A new Quality Meat Scotland (QMS) report has highlighted the potential for Scottish pig farmers to further reduce their on-farm use of energy and the price they pay for it.
Farm feedmill and feed mixing costs can account for up to 38% of annual farm electricity consumption on Scottish pig units, according to the report published today (Thursday 4 December 2014).
The publication was prepared for QMS by Livestock Management Systems Ltd and Farm Energy Consulting Ltd, and funded by the Scottish Government as part of the QMS Strengthening Labels (Pig Resource Use Efficiency) Programme.
“Scottish pig producers operate in a very tight commercial environment, and production is costly due to location and climate,” said Allan Ward, QMS Pig Specialist.
“Producers are constantly looking for opportunities to improve efficiency, and this report highlights a number of areas of potential opportunity to lower pig farms’ annual energy bills,” Mr Ward.
The QMS study included a questionnaire, which was sent to pig units identified as having home mills and doing on-farm mixing. The results reveal that around 86% of the QMS-assured Scottish sow herd and 84% of all pigs from weaning to finishing are fed from feed prepared on the home farms, using produce mostly sourced from the home farm or locally.
In total, around 74% of sow feed (30,500 tonnes per annum) on QMS-assured Scottish pig units is home milled and mixed, along with 70% (73,800 tonnes per annum) of weaning to finishing diets.
The producer survey revealed a 3.19p/unit difference in the daytime tariff rates paid by producers using more than 100,000 units of electricity per annum.
“The lowest unit consumer was paying the highest price per unit, but thereafter the range of prices paid for a unit consuming more than 100,000 units was 10.31p/unit to 13.5p/unit. This price per unit spread is worth £3,190 per 100,000 unit consumption,” said Rod McGovern of Farm Energy Consulting Ltd.
Among the measures which producers could consider to reduce the energy use associated with feed milling and mixing on their farms were steps to ensure they secure the best tariffs – either by the use of energy brokers/advisers or by researching contract options themselves, ahead of the contract end date.

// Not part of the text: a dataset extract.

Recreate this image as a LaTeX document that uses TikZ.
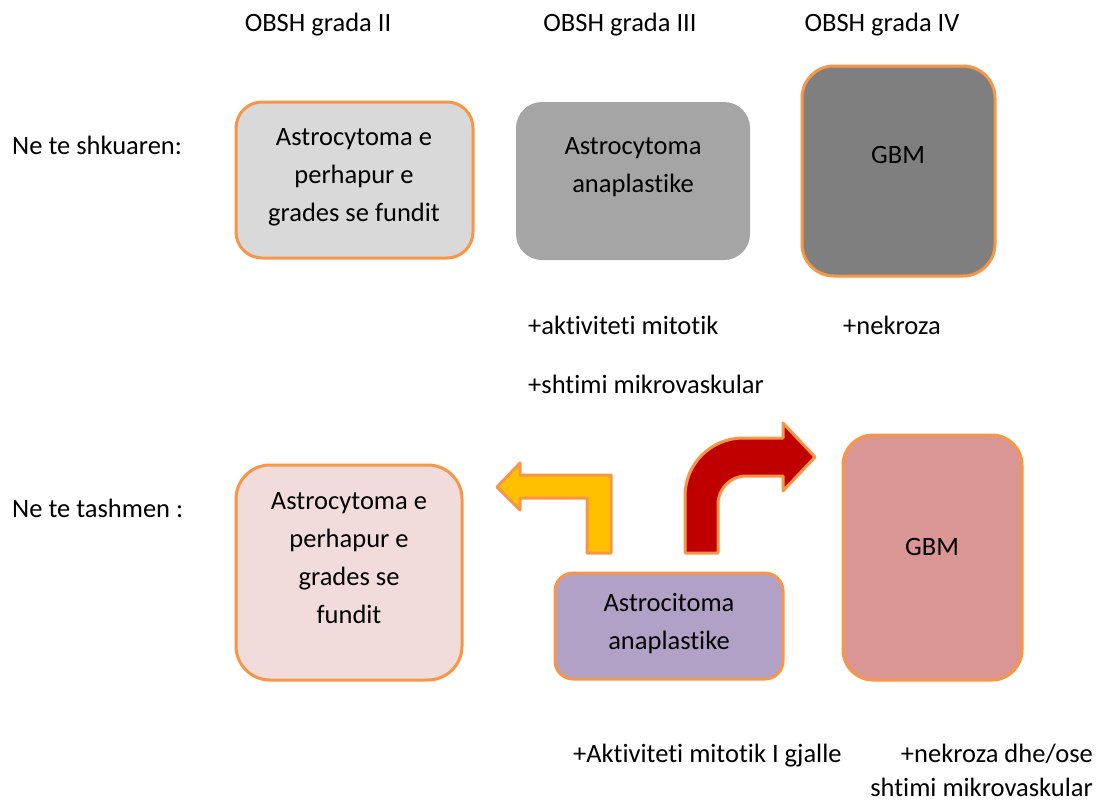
\documentclass[tikz,border=0pt]{standalone}
\usepackage{fontspec}
\setmainfont{Carlito}[RawFeature=-liga]
\definecolor{orline}{HTML}{F79646}
\definecolor{fillA}{HTML}{D9D9D9}
\definecolor{fillB}{HTML}{A5A5A5}
\definecolor{fillC}{HTML}{7F7F7F}
\definecolor{fillD}{HTML}{F2DCDB}
\definecolor{fillE}{HTML}{B2A1C7}
\definecolor{fillF}{HTML}{D99694}
\definecolor{arrY}{HTML}{FFC000}
\definecolor{arrR}{HTML}{C00000}
\begin{document}
\begin{tikzpicture}[x=1pt,y=-1pt,
  txt/.style={font=\fontsize{26.5}{38}\selectfont, inner sep=0pt, align=center, text=black},
  lbl/.style={font=\fontsize{26.5}{38}\selectfont, inner sep=0pt, text height=19pt, text depth=6pt, text=black},
  rbox/.style={rectangle, inner sep=0pt, draw=orline, line width=3pt},
  plainbox/.style={rectangle, inner sep=0pt, draw=none},
  bentarrow/.style={draw=orline, line width=3pt, line join=round}
]
\useasboundingbox (0,0) rectangle (1100,806);

% headers
\node[lbl] (h2) at (318,25) {OBSH grada II};
\node[lbl] (h3) at (620,25) {OBSH grada III};
\node[lbl] (h4) at (882,25) {OBSH grada IV};

% row labels
\node[lbl, anchor=west] (past) at (12,148) {Ne te shkuaren:};
\node[lbl, anchor=west] (now) at (12,511) {Ne te tashmen :};

% top row boxes
\node[rbox, fill=fillA, rounded corners=26pt, minimum width=237pt, minimum height=156pt] (b1) at (354.5,180) {};
\node[txt] (t1) at (354,177) {Astrocytoma e\\perhapur e\\grades se fundit};

\node[plainbox, fill=fillB, rounded corners=26pt, minimum width=234pt, minimum height=158pt] (b2) at (633,181) {};
\node[txt] (t2) at (633,167) {Astrocytoma\\anaplastike};

\node[rbox, fill=fillC, rounded corners=32pt, minimum width=193pt, minimum height=210pt] (b3) at (898.5,171) {};
\node[txt] (t3) at (898,155) {GBM};

% top row notes
\node[lbl, anchor=west] (n1) at (528,328) {+aktiviteti mitotik};
\node[lbl, anchor=west] (n2) at (528,387) {+shtimi mikrovaskular};
\node[lbl, anchor=west] (n3) at (843,328) {+nekroza};

% bottom row boxes
\node[rbox, fill=fillD, rounded corners=34pt, minimum width=226pt, minimum height=215pt] (b4) at (349,572.5) {};
\node[txt] (t4) at (349,558) {Astrocytoma e\\perhapur e\\grades se\\fundit};

\node[rbox, fill=fillE, rounded corners=18pt, minimum width=228pt, minimum height=106pt] (b5) at (669,626) {};
\node[txt] (t5) at (669,624) {Astrocitoma\\anaplastike};

\node[rbox, fill=fillF, rounded corners=30pt, minimum width=179pt, minimum height=245pt] (b6) at (932.5,557.5) {};
\node[txt] (t6) at (932,547) {GBM};

% bent arrows
\draw[bentarrow, fill=arrY] (611,553) -- (611,475) -- (520,475) -- (520,463) -- (497,487) -- (520,510) -- (520,498) -- (587,498) -- (587,553) -- cycle;
\draw[bentarrow, fill=arrR] (685,553) -- (685,496) arc[start angle=180, end angle=270, radius=58] -- (783,438) -- (783,423) -- (815,457) -- (783,491) -- (783,476) -- (746,476) arc[start angle=270, end angle=180, radius=28] -- (718,553) -- cycle;

% bottom notes
\node[lbl, anchor=west] (n4) at (573,756) {+Aktiviteti mitotik I gjalle};
\node[lbl, anchor=east] (n5) at (1093,756) {+nekroza dhe/ose};
\node[lbl, anchor=east] (n6) at (1093,790) {shtimi mikrovaskular};
\end{tikzpicture}
\end{document}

“One key area of opportunity we identified was the potential to introduce automation of milling so that it is done at night. This could reduce related energy costs by about 40%,” said Jamie Robertson of Livestock Management Systems.
“Not all farms had a split tariff giving a cheaper rate at night compared with daytime, but those who have this arrangement are paying about 40% less for their night rate power than for their daytime power.”
Farm feed mill and mix is consuming from 10% to 38% of whole farm annual electricity consumption. Most feed mills are operated every day for five to eight hours, mostly during the day. One farm operates the mill twice per week for eight hours a day in each case, with farm mills for wet feeding systems working on and off 24 hours per day. Operation at night, however, was limited.
The study also involved feed mills being monitored on five farms to assess their energy use. The results show that the average power used to produce each tonne of feed was 11kW. The results of this small study suggest that more power is used with smaller screen size.
The benefit of maintaining equipment to ensure it operates efficiently was also highlighted in the report. A variety of feed mills are used on Scottish units, ranging from 5.5kW to 40kW power rating. Mills are predominantly hammer mills, though some units use disc mills alone or in parallel with the hammer mills.
“Renewing the hammers and screen on a mill reduced the energy used per kilogram of grain by 3% and increased milling rate (kg/m) by 5%. Feed grist size distribution was improved.
On one of the farms the fan in the hammer mill was replaced following the test, resulting in a marked increase in throughput.